Excerpted from Orange County Register
By Alicia Robinson
As the state-owned Fairview Developmental Center prepares to close in coming months, Costa Mesa officials are taking steps to ensure they’re involved in decisions on reuse of the center’s spacious campus in the heart of the city.
A majority of the City Council agreed Tuesday, Sept. 3, to appoint Mayor Katrina Foley and council members John Stephens and Andrea Marr to a special committee that will reach out to state officials, who have the final say over what happens to the 114-acre developmental center property.
The 60-year-old Fairview center now houses about 35 people with developmental or intellectual disabilities, but it was designed for more than 2,600 residents. The state has been relocating remaining clients to smaller, community-based facilities and plans to close Fairview by early next year.
Costa Mesa officials often hear from constituents about the center’s future, some with ideas and others with concerns about what the state may suggest “that’s beyond our control,” Stephens said Friday.
While Costa Mesa is determined to have a say, who at the state level will decide Fairview’s fate appears up in the air.
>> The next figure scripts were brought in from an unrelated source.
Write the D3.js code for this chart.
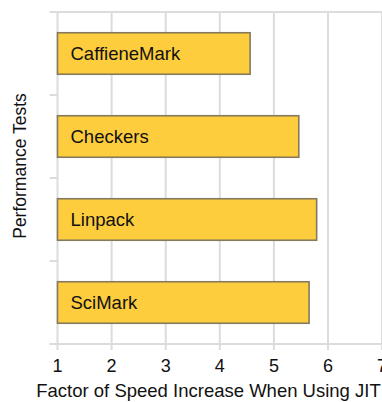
<!DOCTYPE html>
<html>
<head>
<meta charset="utf-8">
<script src="https://cdn.jsdelivr.net/npm/d3@7"></script>
<style>
  html, body { margin: 0; padding: 0; background: #fff; overflow: hidden; }
  text { font-family: "Liberation Sans", Arial, sans-serif; fill: #111; }
</style>
</head>
<body>
<svg id="chart" width="382" height="402"></svg>
<script>
// Benchmark speed-up factors with JIT compilation
const tests = ["CaffieneMark", "Checkers", "Linpack", "SciMark"];
const speedup = [4.56, 5.46, 5.79, 5.65];
const xTicks = [1, 2, 3, 4, 5, 6, 7];

const svg = d3.select("#chart");
const margin = { left: 57.5, top: 12, bottom: 344 };

const x = d3.scaleLinear().domain([1, 7]).range([margin.left, margin.left + 6 * 54.1]);
const y = d3.scaleBand().domain(tests).range([margin.top, margin.bottom])
  .paddingInner(0.5).paddingOuter(0.25);

const grid = svg.append("g");
// vertical gridlines (extend slightly below the axis as ticks)
grid.selectAll("line.v").data(xTicks).join("line")
  .attr("x1", d => x(d)).attr("x2", d => x(d))
  .attr("y1", margin.top).attr("y2", margin.bottom + 6)
  .attr("stroke", "#dcdcdc").attr("stroke-width", 2);
// horizontal frame lines at top and bottom
grid.selectAll("line.h").data([margin.top, margin.bottom]).join("line")
  .attr("x1", margin.left - 8).attr("x2", 382)
  .attr("y1", d => d).attr("y2", d => d)
  .attr("stroke", "#dcdcdc").attr("stroke-width", 2);
// category boundary ticks on the left
const step = y.step();
const bounds = d3.range(1, tests.length).map(i => margin.top + i * step);
grid.selectAll("line.t").data(bounds).join("line")
  .attr("x1", margin.left - 8).attr("x2", margin.left)
  .attr("y1", d => d).attr("y2", d => d)
  .attr("stroke", "#dcdcdc").attr("stroke-width", 2);

// bars
svg.append("g").selectAll("rect").data(tests).join("rect")
  .attr("x", x(1))
  .attr("y", d => y(d))
  .attr("width", (d, i) => x(speedup[i]) - x(1))
  .attr("height", y.bandwidth())
  .attr("fill", "#fecd3e")
  .attr("stroke", "#857a5c")
  .attr("stroke-width", 1.6);

// labels inside bars
svg.append("g").selectAll("text").data(tests).join("text")
  .attr("x", x(1) + 13)
  .attr("y", d => y(d) + y.bandwidth() / 2)
  .attr("dy", "0.36em")
  .attr("font-size", 18.5)
  .text(d => d);

// x tick labels
svg.append("g").selectAll("text").data(xTicks).join("text")
  .attr("x", d => x(d))
  .attr("y", 372)
  .attr("text-anchor", "middle")
  .attr("font-size", 18)
  .text(d => d);

// axis titles
svg.append("text")
  .attr("x", 208.5).attr("y", 397)
  .attr("text-anchor", "middle")
  .attr("font-size", 18.5)
  .text("Factor of Speed Increase When Using JIT");

svg.append("text")
  .attr("transform", "translate(26,166) rotate(-90)")
  .attr("text-anchor", "middle")
  .attr("font-size", 17.5)
  .text("Performance Tests");
</script>
</body>
</html>
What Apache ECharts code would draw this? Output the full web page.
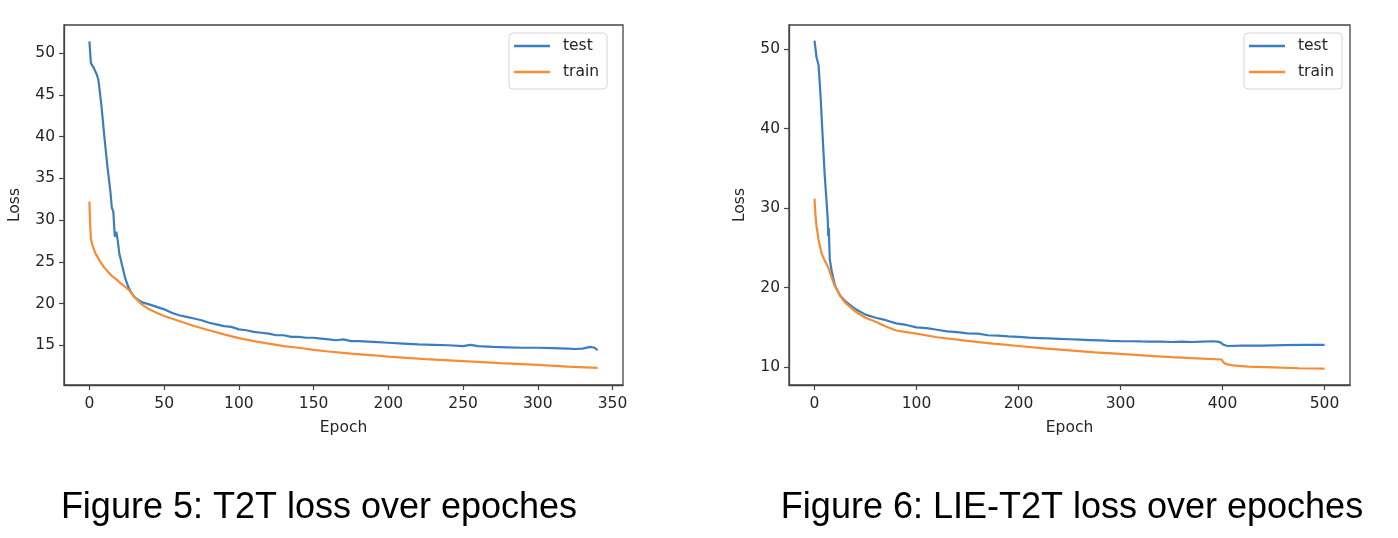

Assemblywoman Sharon-Quirk Silva recently amended her bill that would create temporary housing for up to 200 homeless people with mental illness at Fairview; the updated version would allow those people to live there until the end of 2025.
But local support for that idea isn’t likely to be forthcoming, Stephens said.
“The idea, quite honestly, of 200 severely mentally ill homeless people from throughout Orange County coming to Fairview Developmental Center to be housed in some yet-to-be-disclosed program is an area of great concern for the citizens of Costa Mesa,” he said.
The expected next step is for the state to declare the property surplus and offer it for sale to various state departments.
Assemblywoman Cottie Petrie-Norris, whose district includes Costa Mesa, wrote a bill now awaiting the governor’s signature that would require a public hearing for community input if more than one state agency wants the land, which she expects.
“I think that there’s a range of really exciting possibilities, and we want to make sure that the future use of the property is doing something good for the people of California and also the people of Costa Mesa,” Petrie-Norris said.
She’s heard suggestions such as a university campus, homes, a park and the second “Be Well OC” center, a campus offering short- and long-term mental health care, substance abuse treatment and other services; the county’s first such center broke ground in August.
Some of those ideas could be explored in a $2.2 million evaluation of the site directed by Gov. Gavin Newsom in his May revisions to the state budget. It’s unclear whether that review has begun; a spokeswoman at the state Department of General Services did not have an answer Friday.
But Stephens and other officials have noted the city zoned the Fairview property in a 2016 for several uses: about half is designated for single-family homes; a quarter is set aside for parks, and the remaining quarter is reserved for institutional uses.
Stephens also said a piece of the site known as Shannon’s Mountain has already been approved for providing independent living facilities for people with developmental disabilities.